Le service de police a expliqué dans un communiqué que ses agents enquêtaient sur un acte de piratage récent visant le service de messagerie d’urgence du département de la Santé, où Mme Jones travaillait avant d’être congédiée, en mai.

Un individu non identifié a envoyé un message invitant le personnel à dénoncer la manière dont l’État gère les données sur la COVID-19. « Vous n’avez pas besoin de tolérer ce qui se passe. Soyez un héros. Parlez avant qu’il ne soit trop tard », suggérait-il aux destinataires.

La police a indiqué qu’elle avait déterminé que le message provenait de la résidence de Mme Jones, qui nie avoir les compétences informatiques requises pour procéder à une telle manœuvre en ligne.

Un rôle crucial dans la transmission des données

La spécialiste en données s’est illustrée le printemps dernier au sein du département de la Santé en jouant un rôle central dans la mise sur pied d’un site colligeant les informations sur la pandémie à l’attention de la population de l’État.

La firme responsable du logiciel utilisé par l’État avait salué ses compétences et son sens de l’initiative, mais ses relations avec son employeur se sont tout de même rapidement détériorées.

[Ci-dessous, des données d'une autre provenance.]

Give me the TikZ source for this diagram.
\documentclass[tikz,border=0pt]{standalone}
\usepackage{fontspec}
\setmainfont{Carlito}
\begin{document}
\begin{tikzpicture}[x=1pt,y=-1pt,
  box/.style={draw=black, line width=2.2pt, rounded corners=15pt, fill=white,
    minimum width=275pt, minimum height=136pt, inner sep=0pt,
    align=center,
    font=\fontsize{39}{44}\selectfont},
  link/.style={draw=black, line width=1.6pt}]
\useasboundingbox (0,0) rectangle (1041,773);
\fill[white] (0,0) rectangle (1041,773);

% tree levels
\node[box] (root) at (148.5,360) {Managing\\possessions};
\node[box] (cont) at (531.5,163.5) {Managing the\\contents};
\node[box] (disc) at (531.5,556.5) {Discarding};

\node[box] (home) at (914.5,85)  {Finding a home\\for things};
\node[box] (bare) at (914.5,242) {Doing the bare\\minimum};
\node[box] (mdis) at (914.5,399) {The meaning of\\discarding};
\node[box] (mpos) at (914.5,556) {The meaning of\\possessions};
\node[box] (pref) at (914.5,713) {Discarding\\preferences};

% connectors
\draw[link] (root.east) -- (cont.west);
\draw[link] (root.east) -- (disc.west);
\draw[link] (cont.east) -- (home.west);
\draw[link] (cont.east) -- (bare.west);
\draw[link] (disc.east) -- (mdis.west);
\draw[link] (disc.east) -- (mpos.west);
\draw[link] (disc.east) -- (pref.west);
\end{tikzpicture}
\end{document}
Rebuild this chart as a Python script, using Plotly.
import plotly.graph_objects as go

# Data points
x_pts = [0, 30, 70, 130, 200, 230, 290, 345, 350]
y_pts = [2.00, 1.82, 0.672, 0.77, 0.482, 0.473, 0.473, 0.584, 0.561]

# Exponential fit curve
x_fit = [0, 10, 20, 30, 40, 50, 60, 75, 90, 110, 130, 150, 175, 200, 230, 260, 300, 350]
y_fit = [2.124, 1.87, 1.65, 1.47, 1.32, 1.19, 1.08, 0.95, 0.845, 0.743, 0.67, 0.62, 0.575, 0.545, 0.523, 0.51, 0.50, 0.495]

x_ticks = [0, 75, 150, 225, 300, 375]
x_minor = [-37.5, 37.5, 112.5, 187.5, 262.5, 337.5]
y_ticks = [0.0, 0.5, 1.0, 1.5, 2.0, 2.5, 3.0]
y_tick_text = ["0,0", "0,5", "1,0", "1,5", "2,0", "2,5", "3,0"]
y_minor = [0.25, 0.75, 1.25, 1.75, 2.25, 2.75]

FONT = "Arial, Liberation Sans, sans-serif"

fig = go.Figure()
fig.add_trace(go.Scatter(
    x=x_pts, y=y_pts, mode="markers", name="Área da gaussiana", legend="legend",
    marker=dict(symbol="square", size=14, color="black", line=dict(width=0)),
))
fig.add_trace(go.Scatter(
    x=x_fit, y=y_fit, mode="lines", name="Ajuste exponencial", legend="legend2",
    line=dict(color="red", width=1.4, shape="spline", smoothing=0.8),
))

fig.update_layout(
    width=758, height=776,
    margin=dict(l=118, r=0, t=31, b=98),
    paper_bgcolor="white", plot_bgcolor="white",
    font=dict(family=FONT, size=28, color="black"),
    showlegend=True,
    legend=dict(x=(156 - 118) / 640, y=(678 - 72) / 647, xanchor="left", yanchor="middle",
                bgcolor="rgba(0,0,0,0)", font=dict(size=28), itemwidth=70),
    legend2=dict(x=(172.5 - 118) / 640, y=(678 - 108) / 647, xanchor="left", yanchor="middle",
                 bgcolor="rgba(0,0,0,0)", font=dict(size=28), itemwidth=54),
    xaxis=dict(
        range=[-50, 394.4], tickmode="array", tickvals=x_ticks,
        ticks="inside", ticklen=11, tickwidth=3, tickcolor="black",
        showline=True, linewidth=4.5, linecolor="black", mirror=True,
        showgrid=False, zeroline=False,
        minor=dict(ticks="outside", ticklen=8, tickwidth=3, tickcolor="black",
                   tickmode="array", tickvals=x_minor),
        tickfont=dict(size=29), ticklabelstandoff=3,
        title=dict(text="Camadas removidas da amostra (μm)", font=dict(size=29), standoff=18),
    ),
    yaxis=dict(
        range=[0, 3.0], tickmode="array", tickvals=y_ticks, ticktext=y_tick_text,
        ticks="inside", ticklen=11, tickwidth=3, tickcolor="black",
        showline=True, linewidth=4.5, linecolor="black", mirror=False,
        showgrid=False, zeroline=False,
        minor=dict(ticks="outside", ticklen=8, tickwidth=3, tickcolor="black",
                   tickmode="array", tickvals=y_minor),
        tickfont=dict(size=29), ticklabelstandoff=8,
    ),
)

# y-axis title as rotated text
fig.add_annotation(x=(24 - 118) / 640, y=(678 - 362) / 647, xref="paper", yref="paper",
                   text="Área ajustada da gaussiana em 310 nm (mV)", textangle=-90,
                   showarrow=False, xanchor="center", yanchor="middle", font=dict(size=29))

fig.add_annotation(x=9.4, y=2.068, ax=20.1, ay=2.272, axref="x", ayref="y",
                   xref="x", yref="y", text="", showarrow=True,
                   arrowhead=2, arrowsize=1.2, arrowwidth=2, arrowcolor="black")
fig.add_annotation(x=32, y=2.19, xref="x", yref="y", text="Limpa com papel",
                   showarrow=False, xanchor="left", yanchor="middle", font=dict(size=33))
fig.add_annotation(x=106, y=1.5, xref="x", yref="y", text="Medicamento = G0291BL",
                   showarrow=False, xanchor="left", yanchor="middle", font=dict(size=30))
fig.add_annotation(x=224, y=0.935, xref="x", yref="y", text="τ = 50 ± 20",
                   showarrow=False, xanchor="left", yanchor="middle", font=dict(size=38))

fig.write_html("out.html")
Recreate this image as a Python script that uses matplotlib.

Mme Jones affirme avoir été congédiée en mai parce qu’elle refusait de revoir les méthodes de comptabilisation des cas, des morts et du taux de positivité pour embellir la situation et justifier la volonté du gouverneur d’assouplir les restrictions mises en place pour lutter contre la pandémie.

M. DeSantis, élu républicain très critique des mesures de confinement qui refuse l’imposition du port du masque, a affirmé de son côté que la scientifique avait modifié à plusieurs reprises le site floridien de données sur la COVID-19 contre l’avis de ses supérieurs et sans tenir compte de l’avis des épidémiologistes.

Mme Jones a créé, après son congédiement, son propre site de présentation des données sur la pandémie, qui n’a pu être mis à jour lundi soir, faute d’ordinateur.

La scientifique a lancé un appel à l’aide sur le site Gofundme pour renouveler son matériel informatique et « trouver un fichu bon avocat » afin de contrer les accusations de piratage. En fin de journée mardi, elle avait reçu plus de 150 000 $ US en dons.

DeSantis devrait moins s’occuper de ce que j’écris et se concentrer sur les gens dans cet État qui sont malades et en train de mourir.

Rebekah Jones, sur les ondes de CNN

M. DeSantis a assuré mardi n’avoir joué aucun rôle dans l’enquête contre Mme Jones et la perquisition survenue lundi.

« Des proportions exagérées »

Le DThomas Unnasch, spécialiste de santé publique à la South Florida University, note que la polémique survient alors que le nombre de cas et d’hospitalisations liés à la COVID-19 repart dangereusement à la hausse en Floride.

« Toute cette affaire a pris des proportions complètement exagérées », relève le chercheur en parlant du différend entre Mme Jones et le gouverneur.

« La situation reflète l’hyperpolitisation associée à la prise en charge de la pandémie aux États-Unis », ajoute le DUnnasch, qui aimerait voir les Américains de toutes allégeances unir leurs forces à ce sujet plutôt que de se déchirer.

« Ce virus n’est pas un animal politique. Il se fera un plaisir de vous tuer, que vous soyez démocrate ou républicain », dit-il.